Advice and Opinion

Common mistakes first-time buyers make

Purchasing your first home is an exciting time in your life; however it can be a complex process that requires a lot of research. Albertus Van Staden, Head of Credit at FNB Housing Finance explains some of the most common mistakes first time home buyers tend to make.


Affordability will often throw a first time home buyer off because it is not a simple calculation.
“Often first time buyers are overly optimistic about their affordability,” says Van Staden. “Merely taking your income into account is not an accurate assessment of your affordability, as there are expenses that will have to be maintained along with your bond repayments.”

Before starting to look for a home, potential home owners should get an indication of what loan they qualify for.

Financial institutions can often pre-qualify customers. FNB’s own online tool will assess and perform a credit check, giving buyers a pre-authorised amount to enable them to know how much they can buy for.

“Don’t be disappointed if the amount you qualify for is less then you thought, this is to ensure that you can comfortably afford a home loan and avoid getting into financial difficulty later in life,” says Van Staden.

Owning a home means extra expenses

The bond is not the only expense that comes with owning a house.

“Once you have successfully bought your house, you will need to be pragmatic about doing things like furnishing your home. It is not wise to take out credit to furnish your new home. You will need to do this incrementally so that you can keep up with your bond repayments and all the additional costs related to your home,” cautions Van Staden.

Other expenses that will need to be considered and budgeted for include municipality rates, taxes, insurances and levies.

The type of property has an impact

When purchasing your home it is important to note the different types of properties and how they will affect your finances once you are a home owner. For example when you purchase a sectional title you are buying a unit in a complex or a development.

“Sectional titles are considered a more affordable option; because you would pay a fee often referred to as levies that goes towards covering your home insurance and the general maintenance of the common property for the whole complex. However this is different for someone that chooses to purchase a free hold property, which is a free standing or a cluster house, as they would have to maintain their property themselves” explains Van Staden.

In addition, there are rules for the sectional titles and it would be wise to know these before purchasing this property.
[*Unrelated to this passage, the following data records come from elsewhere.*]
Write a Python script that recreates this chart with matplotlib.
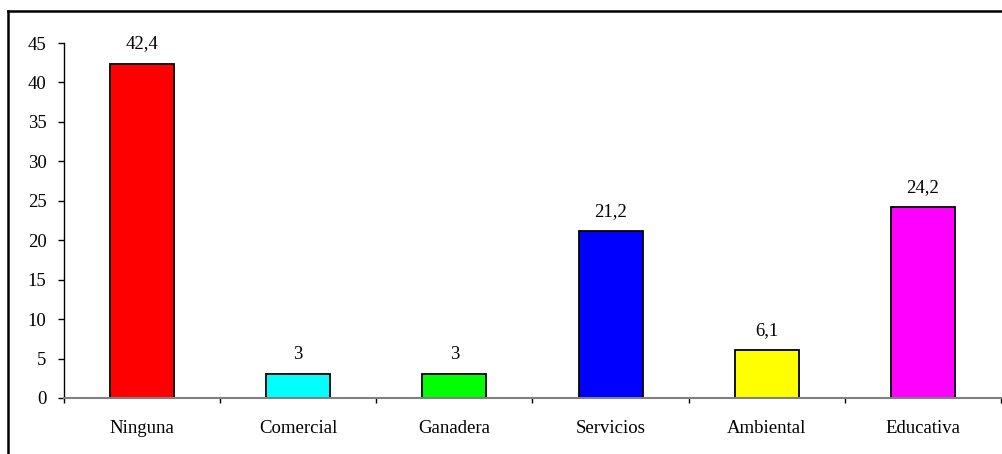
import matplotlib.pyplot as plt
import numpy as np
from matplotlib.lines import Line2D

categories = ['Ninguna', 'Comercial', 'Ganadera', 'Servicios', 'Ambiental', 'Educativa']
values = [42.4, 3, 3, 21.2, 6.1, 24.2]
labels = ['42,4', '3', '3', '21,2', '6,1', '24,2']
colors = ['#ff0000', '#00ffff', '#00ff00', '#0000ff', '#ffff00', '#ff00ff']

plt.rcParams['font.family'] = ['Liberation Serif', 'DejaVu Serif']

W, H = 1003, 454
fig = plt.figure(figsize=(W / 100, H / 100), dpi=100)
ax = fig.add_axes([64 / W, 1 - 398 / H, (1001 - 64) / W, (398 - 43) / H])

x = np.arange(len(categories))
bars = ax.bar(x, values, width=0.41, color=colors, edgecolor='black', linewidth=1.3, zorder=3)

for xi, v, lab in zip(x, values, labels):
    ax.annotate(lab, (xi, v), xytext=(0, 8), textcoords='offset points',
                ha='center', va='bottom', fontsize=13.5)

ax.set_xlim(-0.5, len(categories) - 0.5)
ax.set_ylim(0, 45)
ax.set_yticks(np.arange(0, 46, 5))
ax.set_xticks(x)
ax.set_xticklabels(categories)
ax.set_xticks(np.arange(-0.5, len(categories), 1), minor=True)

ax.tick_params(axis='y', length=4.5, width=1, pad=8, labelsize=13.5, color='black')
ax.tick_params(axis='x', which='major', length=0, pad=16, labelsize=13.5)
ax.tick_params(axis='x', which='minor', length=3.5, width=1, color='black')

for s in ['top', 'right']:
    ax.spines[s].set_visible(False)
ax.spines['left'].set_color('black')
ax.spines['left'].set_linewidth(1)
ax.spines['bottom'].set_color('#808080')
ax.spines['bottom'].set_linewidth(1.5)
ax.spines['bottom'].set_zorder(4)

# outer frame (left and top edges visible)
fig.add_artist(Line2D([8 / W, 8 / W], [0, 1 - 11 / H], transform=fig.transFigure, color='black', lw=1.8))
fig.add_artist(Line2D([8 / W, 1], [1 - 11 / H, 1 - 11 / H], transform=fig.transFigure, color='black', lw=1.8))

fig.savefig('out.png', dpi=100)
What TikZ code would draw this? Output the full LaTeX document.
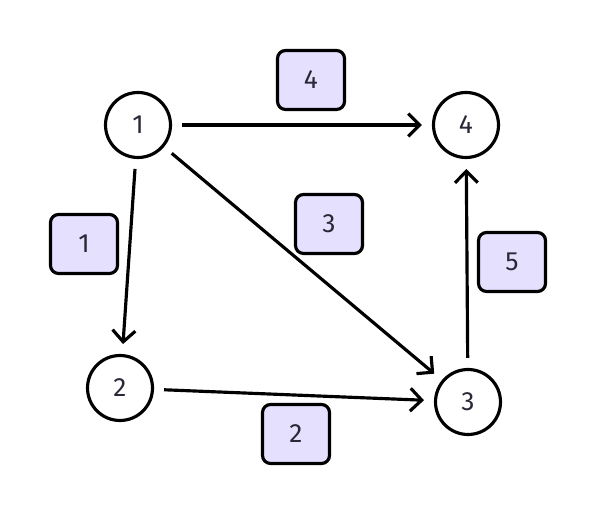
\documentclass[tikz,border=0pt]{standalone}
\usepackage{fontspec}
\setmainfont{Fira Sans}
\usepackage{tikz}
\usetikzlibrary{arrows.meta}
\definecolor{wtxt}{RGB}{40,40,55}
\definecolor{wfill}{RGB}{230,224,255}
\tikzset{
  vertex/.style={draw,circle,line width=1.8pt,minimum size=1.3cm,inner sep=0pt,
    font=\fontsize{15}{17}\selectfont,text=wtxt},
  wbox/.style={draw,fill=wfill,rounded corners=0.16cm,line width=1.8pt,
    minimum width=1.34cm,minimum height=1.18cm,inner sep=0pt,
    font=\fontsize{15}{17}\selectfont,text=wtxt},
  edge/.style={line width=1.8pt,-{Straight Barb[length=6.5pt,width=13pt,line width=1.8pt]},
    shorten <=0.2cm,shorten >=0.2cm}
}
\begin{document}
\begin{tikzpicture}[x=0.02cm,y=-0.02cm]
  \useasboundingbox (0,0) rectangle (598,516);
  % vertices
  \node[vertex] (v1) at (138,125) {1};
  \node[vertex] (v4) at (466,125) {4};
  \node[vertex] (v2) at (120,388) {2};
  \node[vertex] (v3) at (468,402) {3};
  % weights
  \node[wbox] (w14) at (311,80) {4};
  \node[wbox] (w12) at (84,244) {1};
  \node[wbox] (w13) at (329,224) {3};
  \node[wbox] (w34) at (512,262) {5};
  \node[wbox] (w23) at (296,434) {2};
  % edges
  \draw[edge] (v1) -- (v4);
  \draw[edge] (v1) -- (v2);
  \draw[edge] (v1) -- (v3);
  \draw[edge] (v2) -- (v3);
  \draw[edge] (v3) -- (v4);
\end{tikzpicture}
\end{document}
“If you want to renovate your home, often sectional titles have restrictions to what homeowners can do to their homes and they have to abide by the rules of the governing body of the complex. This is not always the case for a free hold property, bear in mind that some residential estates also have limitations on what can be done on free hold properties” adds Van Staden.

Buying is not always the answer

According to Van Staden, when someone gets to the stage of buying their first home, practical thinking is sometimes overruled by the excitement.

Patience will mostly work in your favour. Rather ensure that your finances and personal circumstances are completely stable.

“Don’t rule out renting completely because it has various benefits. You can save up for a deposit to ensure that when a good deal comes along, you will have a very good chance to secure the mortgage and the house that you really want, in an area that you have thoroughly researched,” concludes Van Staden.